Why do "const inout" and "const inout shared" exist?

Sönke Ludwig via Digitalmars-d digitalmars-d at puremagic.com
Sun Jul 2 01:12:21 PDT 2017


Am 02.07.2017 um 08:39 schrieb H. S. Teoh via Digitalmars-d:
> In your example, inout makes no sense at all. It should be written as:
> 
> 	const(char)[] foo(bool condition, const(char)[] chars)
> 
> because if it returns the argument, then it's const(char)[], and if it
> returns an immutable global, then immutable(char)[] implicitly converts
> to const(char)[].  Using inout doesn't make sense here because you
> cannot assume that the return value is mutable if the parameter is
> mutable -- the function may return immutable instead.
> 
> 
> T
> 

The idea is to be able to write: string result = foo(true, "bar");

There are arguments for both sides.
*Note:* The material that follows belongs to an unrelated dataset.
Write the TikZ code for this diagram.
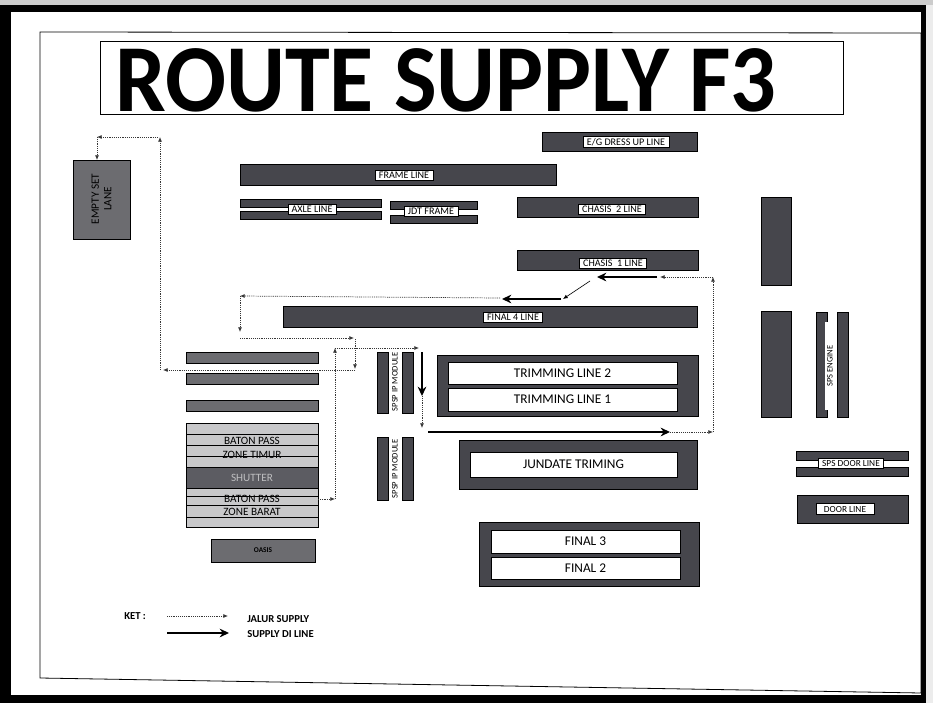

On one hand, inout is already a very 
specific hack in the language that often isn't applicable when it would 
be handy, and a restriction here would probably not change much. On the 
other hand it's always desirable to generalize a language feature as 
much as possible, to get the maximum out of the complexity investment.

However, in this case it can be also argued that supporting this 
specific case adds it's own complexity. The concept of const(inout(T)) 
definitely sounds like one of the harder ones to explain. So I'd 
probably still opt for simplifying the conversion hierarchy.